**What you have to do:**
Leaving the pictures out, print the lines from the first line of the listing through the line containing "(0,0) rectangle (626,5);", exactly as they read, and no others.

** Start of Information provided **

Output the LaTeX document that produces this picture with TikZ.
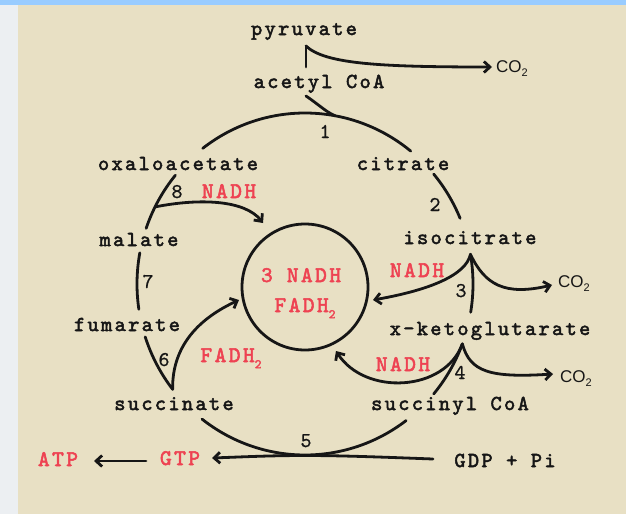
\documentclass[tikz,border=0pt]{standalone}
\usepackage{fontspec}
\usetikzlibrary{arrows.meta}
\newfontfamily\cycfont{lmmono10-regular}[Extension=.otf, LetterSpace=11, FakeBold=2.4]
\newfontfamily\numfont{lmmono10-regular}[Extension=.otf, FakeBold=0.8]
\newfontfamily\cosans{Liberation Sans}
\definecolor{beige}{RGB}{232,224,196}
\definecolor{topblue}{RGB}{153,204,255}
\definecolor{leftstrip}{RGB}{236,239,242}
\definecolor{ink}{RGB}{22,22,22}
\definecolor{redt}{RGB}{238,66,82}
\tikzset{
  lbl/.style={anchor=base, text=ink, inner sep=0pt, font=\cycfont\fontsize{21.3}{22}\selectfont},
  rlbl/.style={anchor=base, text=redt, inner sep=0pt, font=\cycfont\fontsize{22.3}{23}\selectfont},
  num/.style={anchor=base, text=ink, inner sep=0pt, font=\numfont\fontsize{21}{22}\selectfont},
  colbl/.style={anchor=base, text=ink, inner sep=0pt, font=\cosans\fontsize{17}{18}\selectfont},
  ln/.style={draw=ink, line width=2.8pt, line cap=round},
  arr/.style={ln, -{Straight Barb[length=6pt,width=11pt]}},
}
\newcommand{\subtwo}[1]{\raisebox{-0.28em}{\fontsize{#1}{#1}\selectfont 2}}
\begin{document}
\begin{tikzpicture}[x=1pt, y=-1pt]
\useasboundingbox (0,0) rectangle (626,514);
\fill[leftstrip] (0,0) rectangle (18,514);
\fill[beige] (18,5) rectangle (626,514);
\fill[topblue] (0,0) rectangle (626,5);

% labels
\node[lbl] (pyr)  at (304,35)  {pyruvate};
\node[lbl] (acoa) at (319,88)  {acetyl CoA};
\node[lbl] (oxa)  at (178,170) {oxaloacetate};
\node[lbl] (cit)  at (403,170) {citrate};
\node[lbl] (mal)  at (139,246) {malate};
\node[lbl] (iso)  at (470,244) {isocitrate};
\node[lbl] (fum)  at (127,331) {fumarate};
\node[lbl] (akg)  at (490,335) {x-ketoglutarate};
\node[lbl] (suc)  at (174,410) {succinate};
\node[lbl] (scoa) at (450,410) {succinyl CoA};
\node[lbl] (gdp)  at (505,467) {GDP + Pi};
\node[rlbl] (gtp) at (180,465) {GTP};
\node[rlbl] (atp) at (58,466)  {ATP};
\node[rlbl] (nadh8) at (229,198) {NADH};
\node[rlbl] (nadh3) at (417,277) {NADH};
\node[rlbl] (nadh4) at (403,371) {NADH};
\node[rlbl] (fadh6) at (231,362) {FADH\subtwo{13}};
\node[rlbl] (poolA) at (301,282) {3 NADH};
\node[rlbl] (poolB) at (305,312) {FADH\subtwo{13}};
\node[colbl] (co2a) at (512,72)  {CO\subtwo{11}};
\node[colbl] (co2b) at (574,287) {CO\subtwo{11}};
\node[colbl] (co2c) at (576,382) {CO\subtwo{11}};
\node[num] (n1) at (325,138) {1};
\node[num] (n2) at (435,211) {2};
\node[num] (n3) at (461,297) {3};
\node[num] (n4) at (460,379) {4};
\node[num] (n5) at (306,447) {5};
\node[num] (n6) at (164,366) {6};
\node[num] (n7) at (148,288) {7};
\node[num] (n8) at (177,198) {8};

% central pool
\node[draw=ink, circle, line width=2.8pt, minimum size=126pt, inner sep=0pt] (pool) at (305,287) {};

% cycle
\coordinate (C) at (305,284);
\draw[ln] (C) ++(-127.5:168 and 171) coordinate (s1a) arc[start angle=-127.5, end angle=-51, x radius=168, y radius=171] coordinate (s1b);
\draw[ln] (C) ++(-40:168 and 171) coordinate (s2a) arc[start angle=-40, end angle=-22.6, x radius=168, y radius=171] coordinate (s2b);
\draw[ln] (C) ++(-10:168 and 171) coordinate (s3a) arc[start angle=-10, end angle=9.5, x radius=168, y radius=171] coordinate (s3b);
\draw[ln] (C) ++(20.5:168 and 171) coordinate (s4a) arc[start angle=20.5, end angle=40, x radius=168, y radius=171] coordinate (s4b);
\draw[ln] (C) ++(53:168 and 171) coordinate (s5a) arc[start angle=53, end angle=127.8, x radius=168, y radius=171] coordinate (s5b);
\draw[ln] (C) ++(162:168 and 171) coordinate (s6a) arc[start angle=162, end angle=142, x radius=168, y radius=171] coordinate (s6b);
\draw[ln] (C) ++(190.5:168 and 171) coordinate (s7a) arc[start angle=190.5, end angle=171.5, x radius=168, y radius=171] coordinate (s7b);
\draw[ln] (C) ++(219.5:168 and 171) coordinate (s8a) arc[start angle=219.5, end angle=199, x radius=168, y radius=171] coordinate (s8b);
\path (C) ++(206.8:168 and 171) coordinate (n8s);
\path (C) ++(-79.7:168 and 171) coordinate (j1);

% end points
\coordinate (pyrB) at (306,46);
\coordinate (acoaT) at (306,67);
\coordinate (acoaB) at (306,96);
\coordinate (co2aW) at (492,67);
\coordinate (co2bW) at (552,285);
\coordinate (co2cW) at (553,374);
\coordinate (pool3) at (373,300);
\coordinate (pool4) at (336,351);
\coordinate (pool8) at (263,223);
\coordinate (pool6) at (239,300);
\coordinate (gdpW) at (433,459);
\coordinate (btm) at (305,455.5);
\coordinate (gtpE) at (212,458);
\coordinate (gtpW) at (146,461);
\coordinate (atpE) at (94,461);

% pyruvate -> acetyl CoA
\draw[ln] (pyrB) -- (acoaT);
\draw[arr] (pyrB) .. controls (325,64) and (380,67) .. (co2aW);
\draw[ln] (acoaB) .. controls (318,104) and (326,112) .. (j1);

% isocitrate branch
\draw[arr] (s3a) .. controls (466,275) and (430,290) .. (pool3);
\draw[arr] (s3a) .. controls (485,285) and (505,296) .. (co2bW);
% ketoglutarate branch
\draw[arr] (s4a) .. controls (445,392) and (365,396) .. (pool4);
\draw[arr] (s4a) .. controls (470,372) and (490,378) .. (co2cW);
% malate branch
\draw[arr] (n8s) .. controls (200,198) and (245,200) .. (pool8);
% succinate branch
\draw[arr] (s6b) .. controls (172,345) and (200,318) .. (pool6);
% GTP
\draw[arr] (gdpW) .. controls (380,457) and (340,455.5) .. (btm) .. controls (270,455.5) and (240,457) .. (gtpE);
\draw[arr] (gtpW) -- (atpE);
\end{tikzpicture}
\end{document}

** End of Information provided **

**Solution to this task:**
Output the LaTeX document that produces this picture with TikZ.
\documentclass[tikz,border=0pt]{standalone}
\usepackage{fontspec}
\usetikzlibrary{arrows.meta}
\newfontfamily\cycfont{lmmono10-regular}[Extension=.otf, LetterSpace=11, FakeBold=2.4]
\newfontfamily\numfont{lmmono10-regular}[Extension=.otf, FakeBold=0.8]
\newfontfamily\cosans{Liberation Sans}
\definecolor{beige}{RGB}{232,224,196}
\definecolor{topblue}{RGB}{153,204,255}
\definecolor{leftstrip}{RGB}{236,239,242}
\definecolor{ink}{RGB}{22,22,22}
\definecolor{redt}{RGB}{238,66,82}
\tikzset{
  lbl/.style={anchor=base, text=ink, inner sep=0pt, font=\cycfont\fontsize{21.3}{22}\selectfont},
  rlbl/.style={anchor=base, text=redt, inner sep=0pt, font=\cycfont\fontsize{22.3}{23}\selectfont},
  num/.style={anchor=base, text=ink, inner sep=0pt, font=\numfont\fontsize{21}{22}\selectfont},
  colbl/.style={anchor=base, text=ink, inner sep=0pt, font=\cosans\fontsize{17}{18}\selectfont},
  ln/.style={draw=ink, line width=2.8pt, line cap=round},
  arr/.style={ln, -{Straight Barb[length=6pt,width=11pt]}},
}
\newcommand{\subtwo}[1]{\raisebox{-0.28em}{\fontsize{#1}{#1}\selectfont 2}}
\begin{document}
\begin{tikzpicture}[x=1pt, y=-1pt]
\useasboundingbox (0,0) rectangle (626,514);
\fill[leftstrip] (0,0) rectangle (18,514);
\fill[beige] (18,5) rectangle (626,514);
\fill[topblue] (0,0) rectangle (626,5);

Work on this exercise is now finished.